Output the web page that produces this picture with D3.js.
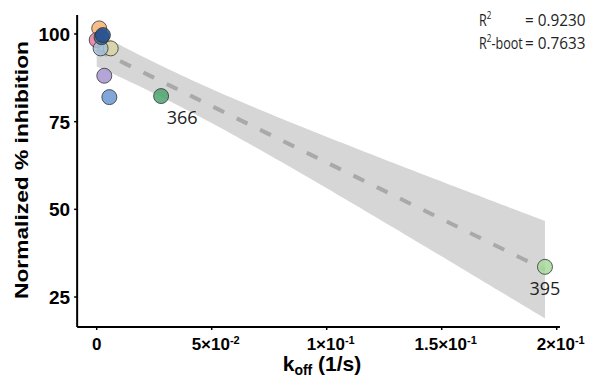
<!DOCTYPE html>
<html>
<head>
<meta charset="utf-8">
<script src="https://cdn.jsdelivr.net/npm/d3@7"></script>
<style>
	body { margin: 0; background: #fff; }
	svg { display: block; }
</style>
</head>
<body>
<div id="chart"></div>
<script>
const width = 597;
const height = 379;

// koff (1/s) and normalized % inhibition
const koff = [0.0011, 0.0000, 0.0061, 0.0017, 0.0021, 0.0027, 0.0033, 0.0055, 0.0280, 0.1949];
const inhibition = [101.6, 98.3, 95.9, 95.9, 99.1, 99.7, 88.1, 82.0, 82.3, 33.6];
const pointColors = ["#f7b072", "#e87aa0", "#d9d3a2", "#a3bfd6", "#2f6a8f", "#27508f", "#a695cf", "#6a97d3", "#4ea36e", "#a8d99c"];
const pointLabels = ["", "", "", "", "", "", "", "", "366", "395"];
const xTicks = [0, 0.05, 0.1, 0.15, 0.2];
const xTickText = [["0", ""], ["5\u00d710", "-2"], ["1\u00d710", "-1"], ["1.5\u00d710", "-1"], ["2\u00d710", "-1"]];
const yTicks = [25, 50, 75, 100];
const statLines = [["R", "2", "", "= 0.9230"], ["R", "2", "-boot", "= 0.7633"]];
const tCrit = 2.306; // t(0.975, df = 8)

const x = d3.scaleLinear().domain([0, 0.2]).range([96.7, 556.7]);
const y = d3.scaleLinear().domain([25, 100]).range([297, 34]);
const xMin = -0.0085, xMax = 0.2014, yMin = 16.45, yMax = 105.4;

const svg = d3.select("#chart").append("svg")
	.attr("width", width)
	.attr("height", height);

// linear fit with 95% confidence band
const n = koff.length;
const mx = d3.mean(koff), my = d3.mean(inhibition);
let sxx = 0, sxy = 0;
koff.forEach(function (v, i) {
	sxx += (v - mx) * (v - mx);
	sxy += (v - mx) * (inhibition[i] - my);
});
const slope = sxy / sxx;
const icpt = my - slope * mx;
let sse = 0;
koff.forEach(function (v, i) {
	const r = inhibition[i] - (icpt + slope * v);
	sse += r * r;
});
const sigma = Math.sqrt(sse / (n - 2));
const xs = d3.range(0, 81).map(function (k) {
	return d3.min(koff) + (d3.max(koff) - d3.min(koff)) * k / 80;
});
const band = xs.map(function (v) {
	const fit = icpt + slope * v;
	const se = sigma * Math.sqrt(1 / n + (v - mx) * (v - mx) / sxx);
	return { x: v, fit: fit, lo: fit - tCrit * se, hi: fit + tCrit * se };
});

svg.append("path")
	.datum(band)
	.attr("d", d3.area()
		.x(function (d) { return x(d.x); })
		.y0(function (d) { return y(d.lo); })
		.y1(function (d) { return y(d.hi); }))
	.attr("fill", "#d6d6d6");

svg.append("path")
	.datum(band)
	.attr("d", d3.line()
		.x(function (d) { return x(d.x); })
		.y(function (d) { return y(d.fit); }))
	.attr("fill", "none")
	.attr("stroke", "#a9a9a9")
	.attr("stroke-width", 4)
	.attr("stroke-dasharray", "12,14");

// axes
const axisFont = "'Liberation Sans', Arial, sans-serif";
svg.append("line")
	.attr("x1", x(xMin)).attr("x2", x(xMax))
	.attr("y1", y(yMin)).attr("y2", y(yMin))
	.attr("stroke", "#000").attr("stroke-width", 2);
svg.append("line")
	.attr("x1", x(xMin)).attr("x2", x(xMin))
	.attr("y1", y(yMax)).attr("y2", y(yMin))
	.attr("stroke", "#000").attr("stroke-width", 2);

svg.selectAll(".ytick")
	.data(yTicks)
	.enter()
	.append("line")
	.attr("x1", x(xMin) - 3).attr("x2", x(xMin))
	.attr("y1", function (d) { return y(d); })
	.attr("y2", function (d) { return y(d); })
	.attr("stroke", "#000").attr("stroke-width", 1.5);

svg.selectAll(".ylab")
	.data(yTicks)
	.enter()
	.append("text")
	.attr("x", x(xMin) - 7)
	.attr("y", function (d) { return y(d) + 7; })
	.attr("text-anchor", "end")
	.style("font-family", axisFont)
	.style("font-weight", "bold")
	.style("font-size", "19px")
	.text(function (d) { return d; });

svg.selectAll(".xtick")
	.data(xTicks)
	.enter()
	.append("line")
	.attr("x1", function (d) { return x(d); })
	.attr("x2", function (d) { return x(d); })
	.attr("y1", y(yMin)).attr("y2", y(yMin) + 3)
	.attr("stroke", "#000").attr("stroke-width", 1.5);

const xl = svg.selectAll(".xlab")
	.data(xTicks)
	.enter()
	.append("text")
	.attr("x", function (d) { return x(d) + (d === 0 ? 0 : 4); })
	.attr("y", 350)
	.attr("text-anchor", "middle")
	.style("font-family", axisFont)
	.style("font-weight", "bold")
	.style("font-size", "17px");
xl.append("tspan").text(function (d, i) { return xTickText[i][0]; });
xl.append("tspan")
	.attr("dy", -6)
	.style("font-size", "11px")
	.text(function (d, i) { return xTickText[i][1]; });

const xt = svg.append("text")
	.attr("x", 322)
	.attr("y", 371)
	.attr("text-anchor", "middle")
	.style("font-family", axisFont)
	.style("font-weight", "bold")
	.style("font-size", "21px");
xt.append("tspan").text("k");
xt.append("tspan").attr("dy", 4).style("font-size", "14px").text("off");
xt.append("tspan").attr("dy", -4).text(" (1/s)");

svg.append("text")
	.attr("transform", "translate(28,170) rotate(-90)")
	.attr("text-anchor", "middle")
	.attr("textLength", 258)
	.attr("lengthAdjust", "spacingAndGlyphs")
	.style("font-family", axisFont)
	.style("font-weight", "bold")
	.style("font-size", "19px")
	.text("Normalized % inhibition");

// points
svg.selectAll(".pt")
	.data(koff)
	.enter()
	.append("circle")
	.attr("cx", function (d) { return x(d); })
	.attr("cy", function (d, i) { return y(inhibition[i]); })
	.attr("r", 7.5)
	.attr("fill", function (d, i) { return pointColors[i]; })
	.attr("fill-opacity", 0.85)
	.attr("stroke", "#333")
	.attr("stroke-width", 0.8);

svg.selectAll(".plab")
	.data(koff)
	.enter()
	.append("text")
	.attr("x", function (d) { return x(d) + 21; })
	.attr("y", function (d, i) { return y(inhibition[i]) + 28; })
	.attr("text-anchor", "middle")
	.style("font-family", "'Open Sans', sans-serif")
	.style("font-size", "18px")
	.style("fill", "#222")
	.text(function (d, i) { return pointLabels[i]; })
	.filter(function (d, i) { return i === n - 1; })
	.attr("x", function (d) { return x(d); });

// fit statistics
statLines.forEach(function (s, i) {
	const by = 26 + i * 23;
	const t = svg.append("text")
		.attr("transform", "translate(479," + by + ") scale(0.74,1)")
		.style("font-family", "'Open Sans', sans-serif")
		.style("font-size", "17px")
		.style("fill", "#222");
	t.append("tspan").text(s[0]);
	t.append("tspan").attr("dy", -7).style("font-size", "11px").text(s[1]);
	t.append("tspan").attr("dy", 7).text(s[2]);
	svg.append("text")
		.attr("transform", "translate(525," + by + ") scale(0.9,1)")
		.style("font-family", "'Open Sans', sans-serif")
		.style("font-size", "17px")
		.style("fill", "#222")
		.text(s[3]);
});
</script>
</body>
</html>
————
Set problem: Make an exact copy of the whole listing, but don't bring over any pictures.

Full solution:
Output the web page that produces this picture with D3.js.
<!DOCTYPE html>
<html>
<head>
<meta charset="utf-8">
<script src="https://cdn.jsdelivr.net/npm/d3@7"></script>
<style>
	body { margin: 0; background: #fff; }
	svg { display: block; }
</style>
</head>
<body>
<div id="chart"></div>
<script>
const width = 597;
const height = 379;

// koff (1/s) and normalized % inhibition
const koff = [0.0011, 0.0000, 0.0061, 0.0017, 0.0021, 0.0027, 0.0033, 0.0055, 0.0280, 0.1949];
const inhibition = [101.6, 98.3, 95.9, 95.9, 99.1, 99.7, 88.1, 82.0, 82.3, 33.6];
const pointColors = ["#f7b072", "#e87aa0", "#d9d3a2", "#a3bfd6", "#2f6a8f", "#27508f", "#a695cf", "#6a97d3", "#4ea36e", "#a8d99c"];
const pointLabels = ["", "", "", "", "", "", "", "", "366", "395"];
const xTicks = [0, 0.05, 0.1, 0.15, 0.2];
const xTickText = [["0", ""], ["5\u00d710", "-2"], ["1\u00d710", "-1"], ["1.5\u00d710", "-1"], ["2\u00d710", "-1"]];
const yTicks = [25, 50, 75, 100];
const statLines = [["R", "2", "", "= 0.9230"], ["R", "2", "-boot", "= 0.7633"]];
const tCrit = 2.306; // t(0.975, df = 8)

const x = d3.scaleLinear().domain([0, 0.2]).range([96.7, 556.7]);
const y = d3.scaleLinear().domain([25, 100]).range([297, 34]);
const xMin = -0.0085, xMax = 0.2014, yMin = 16.45, yMax = 105.4;

const svg = d3.select("#chart").append("svg")
	.attr("width", width)
	.attr("height", height);

// linear fit with 95% confidence band
const n = koff.length;
const mx = d3.mean(koff), my = d3.mean(inhibition);
let sxx = 0, sxy = 0;
koff.forEach(function (v, i) {
	sxx += (v - mx) * (v - mx);
	sxy += (v - mx) * (inhibition[i] - my);
});
const slope = sxy / sxx;
const icpt = my - slope * mx;
let sse = 0;
koff.forEach(function (v, i) {
	const r = inhibition[i] - (icpt + slope * v);
	sse += r * r;
});
const sigma = Math.sqrt(sse / (n - 2));
const xs = d3.range(0, 81).map(function (k) {
	return d3.min(koff) + (d3.max(koff) - d3.min(koff)) * k / 80;
});
const band = xs.map(function (v) {
	const fit = icpt + slope * v;
	const se = sigma * Math.sqrt(1 / n + (v - mx) * (v - mx) / sxx);
	return { x: v, fit: fit, lo: fit - tCrit * se, hi: fit + tCrit * se };
});

svg.append("path")
	.datum(band)
	.attr("d", d3.area()
		.x(function (d) { return x(d.x); })
		.y0(function (d) { return y(d.lo); })
		.y1(function (d) { return y(d.hi); }))
	.attr("fill", "#d6d6d6");

svg.append("path")
	.datum(band)
	.attr("d", d3.line()
		.x(function (d) { return x(d.x); })
		.y(function (d) { return y(d.fit); }))
	.attr("fill", "none")
	.attr("stroke", "#a9a9a9")
	.attr("stroke-width", 4)
	.attr("stroke-dasharray", "12,14");

// axes
const axisFont = "'Liberation Sans', Arial, sans-serif";
svg.append("line")
	.attr("x1", x(xMin)).attr("x2", x(xMax))
	.attr("y1", y(yMin)).attr("y2", y(yMin))
	.attr("stroke", "#000").attr("stroke-width", 2);
svg.append("line")
	.attr("x1", x(xMin)).attr("x2", x(xMin))
	.attr("y1", y(yMax)).attr("y2", y(yMin))
	.attr("stroke", "#000").attr("stroke-width", 2);

svg.selectAll(".ytick")
	.data(yTicks)
	.enter()
	.append("line")
	.attr("x1", x(xMin) - 3).attr("x2", x(xMin))
	.attr("y1", function (d) { return y(d); })
	.attr("y2", function (d) { return y(d); })
	.attr("stroke", "#000").attr("stroke-width", 1.5);

svg.selectAll(".ylab")
	.data(yTicks)
	.enter()
	.append("text")
	.attr("x", x(xMin) - 7)
	.attr("y", function (d) { return y(d) + 7; })
	.attr("text-anchor", "end")
	.style("font-family", axisFont)
	.style("font-weight", "bold")
	.style("font-size", "19px")
	.text(function (d) { return d; });

svg.selectAll(".xtick")
	.data(xTicks)
	.enter()
	.append("line")
	.attr("x1", function (d) { return x(d); })
	.attr("x2", function (d) { return x(d); })
	.attr("y1", y(yMin)).attr("y2", y(yMin) + 3)
	.attr("stroke", "#000").attr("stroke-width", 1.5);

const xl = svg.selectAll(".xlab")
	.data(xTicks)
	.enter()
	.append("text")
	.attr("x", function (d) { return x(d) + (d === 0 ? 0 : 4); })
	.attr("y", 350)
	.attr("text-anchor", "middle")
	.style("font-family", axisFont)
	.style("font-weight", "bold")
	.style("font-size", "17px");
xl.append("tspan").text(function (d, i) { return xTickText[i][0]; });
xl.append("tspan")
	.attr("dy", -6)
	.style("font-size", "11px")
	.text(function (d, i) { return xTickText[i][1]; });

const xt = svg.append("text")
	.attr("x", 322)
	.attr("y", 371)
	.attr("text-anchor", "middle")
	.style("font-family", axisFont)
	.style("font-weight", "bold")
	.style("font-size", "21px");
xt.append("tspan").text("k");
xt.append("tspan").attr("dy", 4).style("font-size", "14px").text("off");
xt.append("tspan").attr("dy", -4).text(" (1/s)");

svg.append("text")
	.attr("transform", "translate(28,170) rotate(-90)")
	.attr("text-anchor", "middle")
	.attr("textLength", 258)
	.attr("lengthAdjust", "spacingAndGlyphs")
	.style("font-family", axisFont)
	.style("font-weight", "bold")
	.style("font-size", "19px")
	.text("Normalized % inhibition");

// points
svg.selectAll(".pt")
	.data(koff)
	.enter()
	.append("circle")
	.attr("cx", function (d) { return x(d); })
	.attr("cy", function (d, i) { return y(inhibition[i]); })
	.attr("r", 7.5)
	.attr("fill", function (d, i) { return pointColors[i]; })
	.attr("fill-opacity", 0.85)
	.attr("stroke", "#333")
	.attr("stroke-width", 0.8);

svg.selectAll(".plab")
	.data(koff)
	.enter()
	.append("text")
	.attr("x", function (d) { return x(d) + 21; })
	.attr("y", function (d, i) { return y(inhibition[i]) + 28; })
	.attr("text-anchor", "middle")
	.style("font-family", "'Open Sans', sans-serif")
	.style("font-size", "18px")
	.style("fill", "#222")
	.text(function (d, i) { return pointLabels[i]; })
	.filter(function (d, i) { return i === n - 1; })
	.attr("x", function (d) { return x(d); });

// fit statistics
statLines.forEach(function (s, i) {
	const by = 26 + i * 23;
	const t = svg.append("text")
		.attr("transform", "translate(479," + by + ") scale(0.74,1)")
		.style("font-family", "'Open Sans', sans-serif")
		.style("font-size", "17px")
		.style("fill", "#222");
	t.append("tspan").text(s[0]);
	t.append("tspan").attr("dy", -7).style("font-size", "11px").text(s[1]);
	t.append("tspan").attr("dy", 7).text(s[2]);
	svg.append("text")
		.attr("transform", "translate(525," + by + ") scale(0.9,1)")
		.style("font-family", "'Open Sans', sans-serif")
		.style("font-size", "17px")
		.style("fill", "#222")
		.text(s[3]);
});
</script>
</body>
</html>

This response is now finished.